A Coventry University professor’s study on how to build a successful business while maintaining employee wellbeing has been voted the ‘must read’ article of the year by UK managers.
The successful article – entitled Improving the Quality of Working Life: positive steps for senior management teams – was authored by Professor Les Worrall of the University’s Business School in conjunction with Professor Cary Cooper from Lancaster University.
Professors Worrall and Cooper scooped the top prize in the Chartered Management Institute’s (CMI
) annual ‘Management Articles of the Year’ competition after members of the institute rated their study as the most valuable to emerge in the past year.
The duo’s article focuses on examining the impact of the recession on UK managers and identifying actions that senior management teams can take to improve the quality of working life for people in the organisations they lead.

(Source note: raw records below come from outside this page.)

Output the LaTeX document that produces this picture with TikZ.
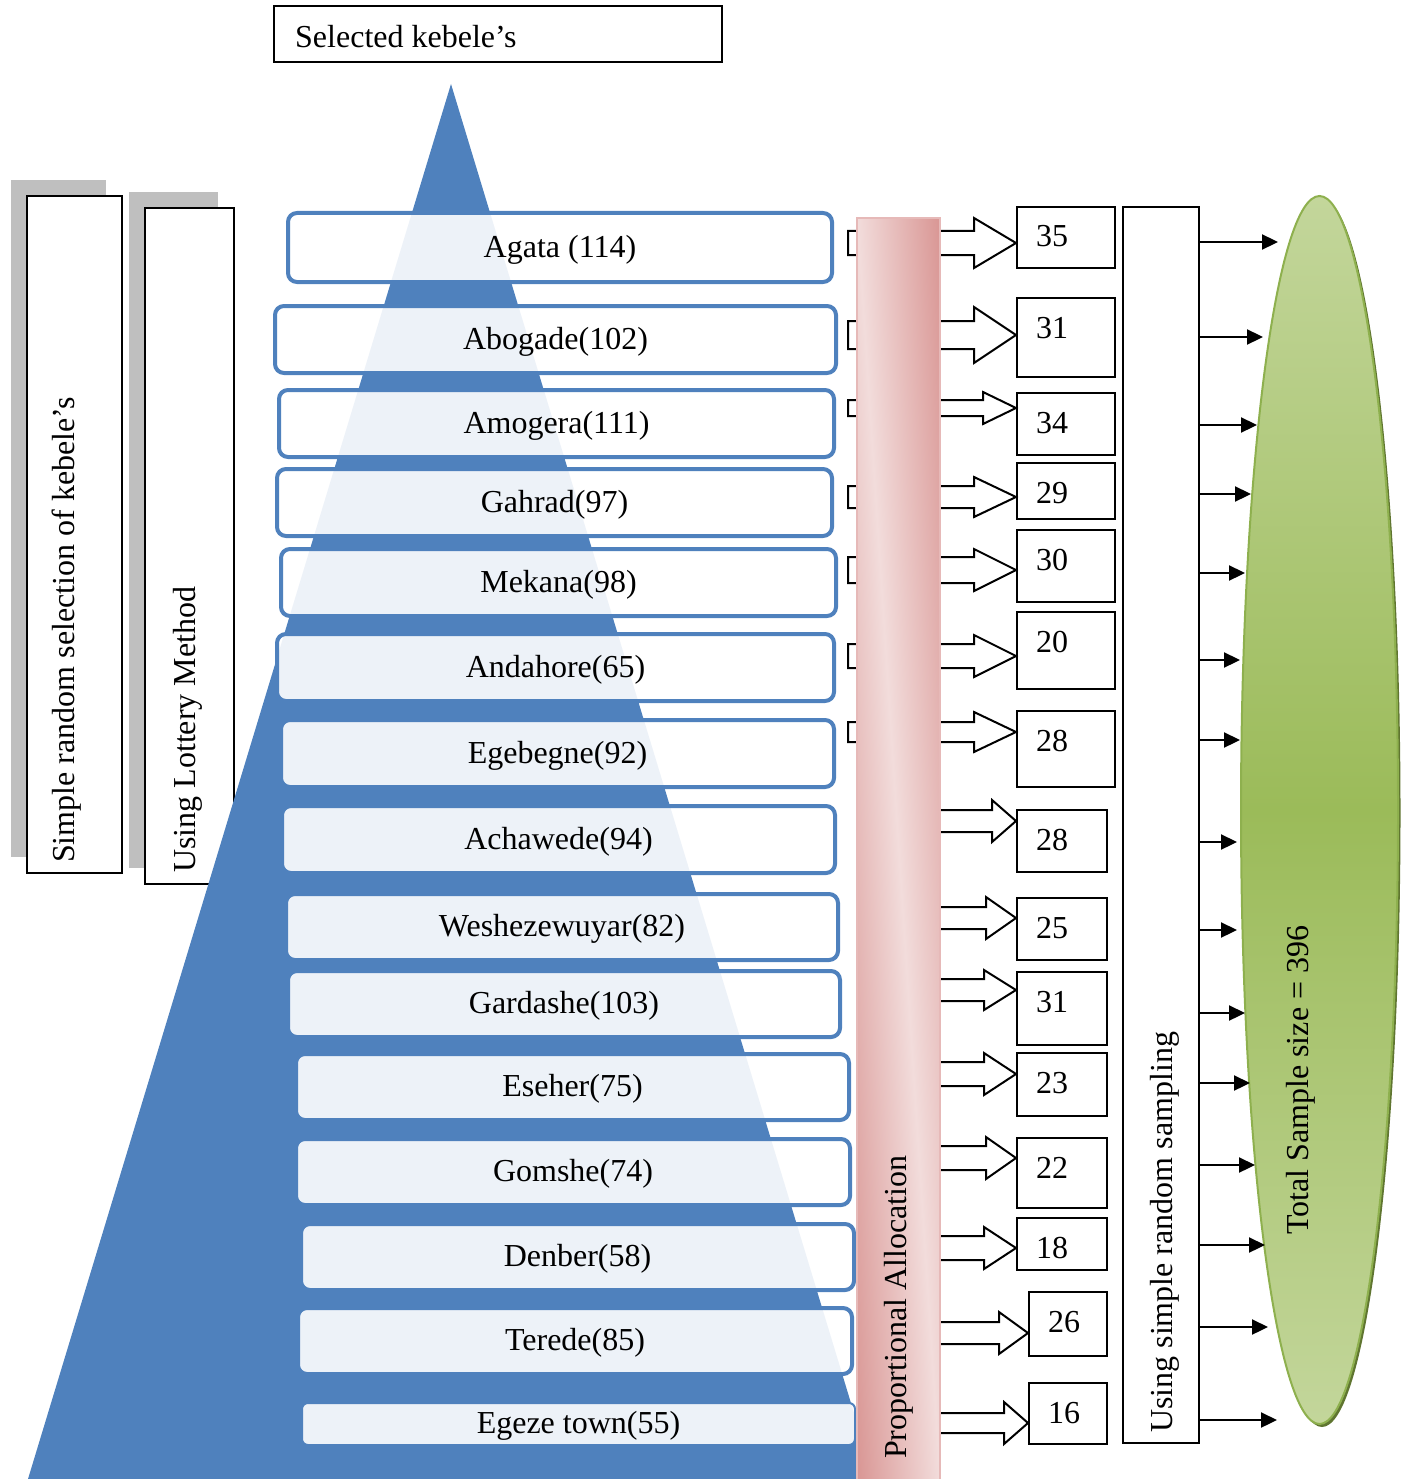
\documentclass[tikz,border=0pt]{standalone}
\usepackage{fontspec}
\setmainfont{Liberation Serif}
\usetikzlibrary{shapes.geometric,arrows.meta,calc,fit}
\definecolor{pyblue}{HTML}{4F81BD}
\definecolor{shgray}{HTML}{BFBFBF}
\definecolor{barline}{HTML}{E6B9B8}
\definecolor{glight}{HTML}{C3D69B}
\definecolor{gmid}{HTML}{9BBB59}
\definecolor{gline}{HTML}{8EB04E}
\definecolor{gshadow}{HTML}{5F7530}
\pgfdeclarefunctionalshading{barshade}{\pgfpoint{0bp}{0bp}}{\pgfpoint{100bp}{100bp}}{}{
  add 100 sub abs 50 div dup 1 gt {pop 1} if
  dup -0.098 mul 0.949 add exch
  dup -0.275 mul 0.863 add exch
  -0.279 mul 0.859 add
}
\newcommand\blockarr[6]{% start x, y, target node, shaft half, head half, head length
  \coordinate (tip#3) at (#3.west |- 0,#2);
  \draw[barr] (#1,#2-#4) -- ($(tip#3)+(-#6,-#4)$) -- ($(tip#3)+(-#6,-#5)$) -- (tip#3)
     -- ($(tip#3)+(-#6,#5)$) -- ($(tip#3)+(-#6,#4)$) -- (#1,#2+#4) -- cycle;}
\begin{document}
\begin{tikzpicture}[x=1pt,y=-1pt,
  every node/.style={font=\fontsize{32}{38}\selectfont, inner sep=0pt},
  kbox/.style={draw=pyblue, line width=4pt, rounded corners=9pt, fill=white, fill opacity=0.9, text opacity=1},
  plainbox/.style={draw=black, line width=2pt, fill=white},
  shadowbox/.style={fill=shgray, draw=none},
  nbox/.style={draw=black, line width=2pt, fill=white},
  barr/.style={draw=black, line width=2pt, fill=white, line join=miter},
  sarr/.style={draw=black, line width=2.2pt, -{Triangle[length=16pt,width=15pt]}},
  vtext/.style={rotate=90, anchor=west}]
\useasboundingbox (0,0) rectangle (1405,1479);

% title box
\node[plainbox, fit={(274,6)(722,62)}] (title) {};
\node[anchor=west] (titletext) at (295,37) {Selected kebele’s};

% left boxes
\node[shadowbox, fit={(11,180)(106,857)}] (sh1) {};
\node[plainbox, fit={(27,196)(122,873)}] (lb1) {};
\node[vtext] (lt1) at (67,863) {Simple random selection of kebele’s};
\node[shadowbox, fit={(129,192)(218,868)}] (sh2) {};
\node[plainbox, fit={(145,208)(234,884)}] (lb2) {};
\node[vtext] (lt2) at (188,873) {Using Lottery Method};

% pyramid
\fill[pyblue] (451,84) -- (874,1479) -- (28,1479) -- cycle;

% kebele boxes
\foreach \n/\xa/\ya/\xb/\yb/\t in {
  1/288/213/832/282/Agata (114),
  2/275/306/836/373/Abogade(102),
  3/279/390/834/457/Amogera(111),
  4/277/469/832/536/Gahrad(97),
  5/281/549/836/616/Mekana(98),
  6/277/634/834/701/Andahore(65),
  7/281/720/834/787/Egebegne(92),
  8/282/806/835/873/Achawede(94),
  9/286/894/838/960/Weshezewuyar(82),
  10/288/971/840/1037/Gardashe(103),
  11/296/1054/849/1120/Eseher(75),
  12/296/1139/850/1205/Gomshe(74),
  13/301/1224/854/1290/Denber(58),
  14/298/1308/852/1374/Terede(85)}{
  \node[kbox, fit={(\xa,\ya)(\xb,\yb)}] (kb\n) {};
  \node (kt\n) at ($(kb\n.center)+(0,2)$) {\t};
}
\node[kbox, line width=2pt, rounded corners=6pt, fit={(302,1403)(855,1445)}] (kb15) {};
\node (kt15) at ($(kb15.center)+(0,2)$) {Egeze town(55)};

% number boxes
\foreach \n/\xa/\ya/\xb/\yb/\t in {
  1/1017/207/1115/268/35,
  2/1017/298/1115/377/31,
  3/1017/393/1115/455/34,
  4/1017/463/1115/519/29,
  5/1017/530/1115/602/30,
  6/1017/612/1115/689/20,
  7/1017/711/1115/787/28,
  8/1017/810/1107/872/28,
  9/1017/898/1107/960/25,
  10/1017/972/1107/1045/31,
  11/1017/1053/1107/1116/23,
  12/1017/1138/1107/1208/22,
  13/1017/1218/1107/1270/18,
  14/1029/1292/1107/1356/26,
  15/1029/1383/1107/1444/16}{
  \node[nbox, fit={(\xa,\ya)(\xb,\yb)}] (nb\n) {};
  \node[anchor=base west] (nt\n) at ($(nb\n.north west)+(20,41)$) {\t};
}

% block arrows (drawn before the bar so the bar covers their tails)
\blockarr{848}{243}{nb1}{12}{25}{42}
\blockarr{848}{335}{nb2}{14}{28}{42}
\blockarr{848}{408}{nb3}{8}{16}{33}
\blockarr{848}{497}{nb4}{11}{20}{42}
\blockarr{848}{570}{nb5}{13}{21}{42}
\blockarr{848}{656}{nb6}{12}{21}{42}
\blockarr{848}{732}{nb7}{10}{20}{42}
\blockarr{930}{821}{nb8}{11}{21}{24}
\blockarr{930}{918}{nb9}{11}{21}{30}
\blockarr{930}{990}{nb10}{11}{20}{32}
\blockarr{930}{1074}{nb11}{12}{21}{32}
\blockarr{930}{1158}{nb12}{12}{21}{30}
\blockarr{930}{1248}{nb13}{12}{21}{32}
\blockarr{930}{1333}{nb14}{11}{21}{29}
\blockarr{930}{1423}{nb15}{10}{21}{24}

% proportional allocation bar
\node[draw=barline, line width=2pt, shading=barshade, fit={(857,218)(940,1482)}] (bar) {};
\node[vtext] (bartext) at (899,1459) {Proportional Allocation};

% sampling box
\node[plainbox, fit={(1123,207)(1199,1443)}] (samp) {};
\node[vtext] (samptext) at (1165,1433) {Using simple random sampling};

% ellipse
\node[ellipse, fill=gshadow, minimum width=157pt, minimum height=1228pt] (ellsh) at (1322,813) {};
\node[ellipse, draw=gline, line width=2pt, top color=glight, bottom color=glight, middle color=gmid,
      minimum width=157pt, minimum height=1228pt] (ell) at (1319.5,810) {};
\node[vtext] (total) at (1301,1235) {Total Sample size = 396};

% arrows to ellipse
\foreach \i/\y/\xe in {1/242/1278, 2/337/1263, 3/425/1257, 4/494/1251, 5/573/1245,
  6/660/1240, 7/740/1240, 8/842/1237, 9/930/1237, 10/1013/1245, 11/1083/1250,
  12/1165/1255, 13/1245/1265, 14/1327/1268, 15/1420/1277}{
  \coordinate (e\i) at (\xe,\y);
  \draw[sarr] (samp.east |- e\i) -- (e\i);
}
\end{tikzpicture}
\end{document}
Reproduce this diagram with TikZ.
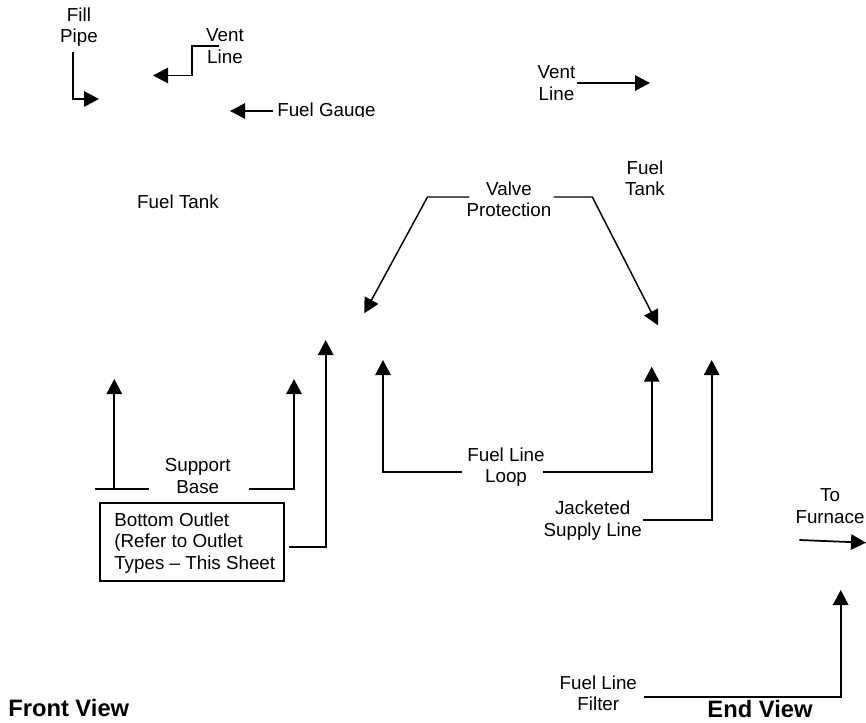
\documentclass[tikz,border=0pt]{standalone}
\usepackage{fontspec}
\setmainfont{Liberation Sans}
\usetikzlibrary{arrows.meta}
\tikzstyle{callout} = [align=center, inner sep=0pt, font=\fontsize{14.1pt}{16pt}\selectfont]
\tikzstyle{viewname} = [inner sep=0pt, font=\fontsize{17.8pt}{19pt}\selectfont\bfseries]
\tikzstyle{lead} = [line width=1.3pt]
\tikzstyle{pointer} = [lead, -{Triangle[length=11.25pt,width=11.5pt]}]
\begin{document}
\begin{tikzpicture}[x=.75pt, y=-.75pt]
	\useasboundingbox (0,0) rectangle (866,723);
	% tank, front view
	\node [callout] (fillpipe) at (79,27) {Fill\\Pipe};
	\node [callout] (ventfront) at (225,46) {Vent\\Line};
	\node [callout] (tankfront) at (178,202) {Fuel Tank};
	\begin{scope}
		\clip (270,95) rectangle (385,117);
		\node [callout, anchor=base west, inner xsep=3pt] (gauge) at (273,117) {Fuel Gauge};
	\end{scope}
	\coordinate (fillbend) at (73,99);
	\coordinate (filltip) at (99,99);
	\coordinate (ventstart) at (219,46);
	\coordinate (ventbend) at (192,46);
	\coordinate (venttip) at (153,75.5);
	\coordinate (gaugetip) at (230,111);
	\draw [pointer] (fillpipe.south -| fillbend) ++(0,5) -- (fillbend) -- (filltip);
	\draw [pointer] (ventstart) -- (ventbend) |- (venttip);
	\draw [pointer] (gauge.west |- gaugetip) -- (gaugetip);
	% tank, end view
	\node [callout] (ventend) at (556.5,83) {Vent\\Line};
	\node [callout] (tankend) at (645,178) {Fuel\\Tank};
	\node [callout] (valve) at (509,199) {Valve\\Protection};
	\coordinate (ventendtip) at (650,83);
	\coordinate (valveleft) at (427.5,197);
	\coordinate (valvelefttip) at (364.3,313.3);
	\coordinate (valveright) at (592.3,197);
	\coordinate (valverighttip) at (658,325.3);
	\draw [pointer] (ventend.east) ++(1,0) -- (ventendtip);
	\draw [pointer, line width=1.1pt] (valve.west |- valveleft) ++(3,0) -- (valveleft) -- (valvelefttip);
	\draw [pointer, line width=1.1pt] (valve.east |- valveright) ++(2,0) -- (valveright) -- (valverighttip);
	% base and outlet
	\node [callout] (support) at (197.7,476) {Support\\Base};
	\node [draw, line width=1.3pt, minimum width=138pt, minimum height=58.5pt, inner sep=0pt] (outletbox) at (192,542) {};
	\node [callout, align=left, anchor=west] (outlet) at (114,543) {Bottom Outlet\\(Refer to Outlet\\Types -- This Sheet};
	\coordinate (supportstub) at (95,488.7);
	\coordinate (supportleft) at (149.3,488.7);
	\coordinate (supportlefttip) at (114.3,379);
	\coordinate (supportright) at (249.3,488.7);
	\coordinate (supportrighttip) at (294,379);
	\coordinate (outletstart) at (289,546.7);
	\coordinate (outlettip) at (325.7,340);
	\draw [lead] (supportstub) -- (supportleft);
	\draw [pointer] (supportlefttip |- supportstub) -- (supportlefttip);
	\draw [pointer] (supportright) -| (supportrighttip);
	\draw [pointer] (outletstart) -| (outlettip);
	% lines under the end view
	\node [callout] (loop) at (506,467) {Fuel Line\\Loop};
	\node [callout] (jacket) at (592.7,520.5) {Jacketed\\Supply Line};
	\node [callout] (furnace) at (830,506) {To\\Furnace};
	\node [callout] (filter) at (598.3,693.3) {Fuel Line\\Filter};
	\coordinate (loopleft) at (462,472.3);
	\coordinate (looplefttip) at (383,360);
	\coordinate (loopright) at (543,472.3);
	\coordinate (looprighttip) at (651.7,366.7);
	\coordinate (jacketstart) at (643.3,520.3);
	\coordinate (jackettip) at (711.7,360);
	\coordinate (furnacestart) at (799.3,540);
	\coordinate (furnacetip) at (866,542.7);
	\coordinate (filterstart) at (644,697.3);
	\coordinate (filtertip) at (840.7,590);
	\draw [pointer] (loopleft) -| (looplefttip);
	\draw [pointer] (loopright) -| (looprighttip);
	\draw [pointer] (jacketstart) -| (jackettip);
	\draw [pointer] (furnacestart) -- (furnacetip);
	\draw [pointer] (filterstart) -| (filtertip);
	% view names
	\node [viewname, anchor=base west] (frontview) at (8,716) {Front View};
	\node [viewname, anchor=base] (endview) at (760,717) {End View};
\end{tikzpicture}
\end{document}
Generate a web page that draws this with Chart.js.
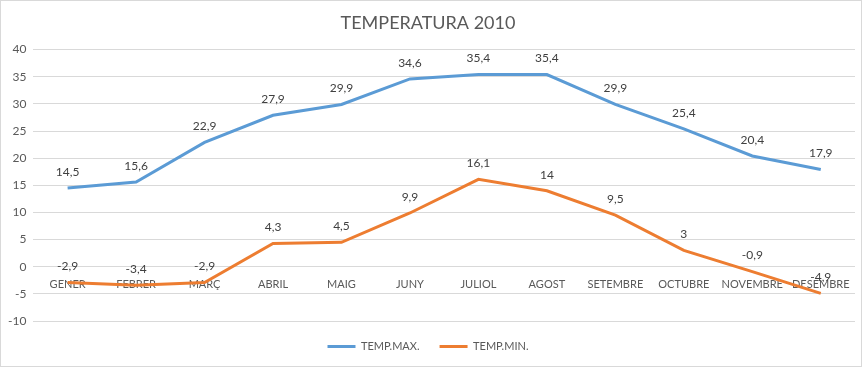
<!DOCTYPE html>
<html>
<head>
<meta charset="utf-8">
<script src="https://cdn.jsdelivr.net/npm/chart.js@4/dist/chart.umd.min.js"></script>
<style>
html,body{margin:0;padding:0;background:#fff;}
#wrap{position:absolute;left:0;top:0;width:860px;height:365px;border:1px solid #d9d9d9;}
</style>
</head>
<body>
<div id="wrap"><canvas id="c" width="860" height="365"></canvas></div>
<script>
const categories = ['GENER','FEBRER','MARÇ','ABRIL','MAIG','JUNY','JULIOL','AGOST','SETEMBRE','OCTUBRE','NOVEMBRE','DESEMBRE'];
const tempMax = [14.5, 15.6, 22.9, 27.9, 29.9, 34.6, 35.4, 35.4, 29.9, 25.4, 20.4, 17.9];
const tempMin = [-2.9, -3.4, -2.9, 4.3, 4.5, 9.9, 16.1, 14, 9.5, 3, -0.9, -4.9];
const seriesNames = ['TEMP.MAX.', 'TEMP.MIN.'];

const FONT = 'Lato, "Open Sans", sans-serif';
const TXT = '#595959';

const labelPlugin = {
  id: 'pointLabels',
  afterDatasetsDraw(chart) {
    const ctx = chart.ctx;
    ctx.save();
    ctx.font = '12px ' + FONT;
    ctx.fillStyle = '#404040';
    ctx.textAlign = 'center';
    ctx.textBaseline = 'middle';
    chart.data.datasets.forEach((ds, i) => {
      const meta = chart.getDatasetMeta(i);
      meta.data.forEach((pt, j) => {
        const v = ds.data[j];
        ctx.fillText(String(v).replace('.', ','), pt.x, pt.y - 16);
      });
    });
    ctx.restore();
  }
};

new Chart(document.getElementById('c'), {
  type: 'line',
  data: {
    labels: categories,
    datasets: [
      { label: seriesNames[0], data: tempMax, borderColor: '#5B9BD5', backgroundColor: '#5B9BD5', borderWidth: 3, pointRadius: 0, tension: 0 },
      { label: seriesNames[1], data: tempMin, borderColor: '#ED7D31', backgroundColor: '#ED7D31', borderWidth: 3, pointRadius: 0, tension: 0 }
    ]
  },
  options: {
    responsive: false,
    animation: false,
    layout: { padding: { left: 0, right: 6, top: 0, bottom: 4 } },
    plugins: {
      title: { display: true, text: 'TEMPERATURA 2010', color: TXT, font: { family: FONT, size: 18, weight: 'normal' }, padding: { top: 11, bottom: 16 } },
      legend: {
        position: 'bottom',
        labels: {
          color: TXT, font: { family: FONT, size: 11 },
          boxWidth: 28, boxHeight: 3, padding: 20,
          generateLabels(chart) {
            return chart.data.datasets.map((ds, i) => ({
              text: ds.label, fillStyle: ds.borderColor, strokeStyle: ds.borderColor, lineWidth: 0, datasetIndex: i, fontColor: TXT
            }));
          }
        }
      },
      tooltip: { enabled: false }
    },
    scales: {
      x: {
        position: { y: 0 },
        offset: true,
        grid: { display: false },
        border: { display: false },
        ticks: { color: TXT, font: { family: FONT, size: 11 }, maxRotation: 0, autoSkip: false, padding: 3 }
      },
      y: {
        min: -10, max: 40,
        ticks: { stepSize: 5, color: TXT, font: { family: FONT, size: 12 }, padding: 7 },
        grid: { color: '#d9d9d9', drawTicks: false },
        border: { display: false }
      }
    }
  },
  plugins: [labelPlugin]
});
</script>
</body>
</html>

In particular the article identifies a ‘cycle of decline’ whereby the UK’s ‘organisational change epidemic’ has led to increased workplace stress, lower motivation and lower productivity. With 82% of change programmes driven by cost-cutting, the study also highlights the increasing prevalence of management styles likely to depress employee engagement – particularly those that are ‘bureaucratic’, ‘reactive’ and ‘authoritarian’.
One of the solutions proposed is to improve the quality of line manager relationships, ensuring line managers are seen to be proactive, take a balanced view of employees that looks at both performance and wellbeing, and involve the worker in setting reasonable, deliverable objectives.
Professor Worrall said:
“In any profession, it is always rewarding to be recognised by one’s peers. I was genuinely delighted that our research has been judged to be valuable and useful by practicing managers and senior business leaders.
“As academics we’re increasingly being encouraged to do research that has ‘impact’, and the question of how managers deal with change has a real impact on millions of people in the UK workforce. I hope it will help at least some managers improve how they approach change programmes in the year ahead.”
CMI’s Management Articles of the Year competition aims to bridge the gap between management research and practising managers working in UK organisations by directing time-poor managers to selected articles from the past year which their peers believe will help them and their organisations most.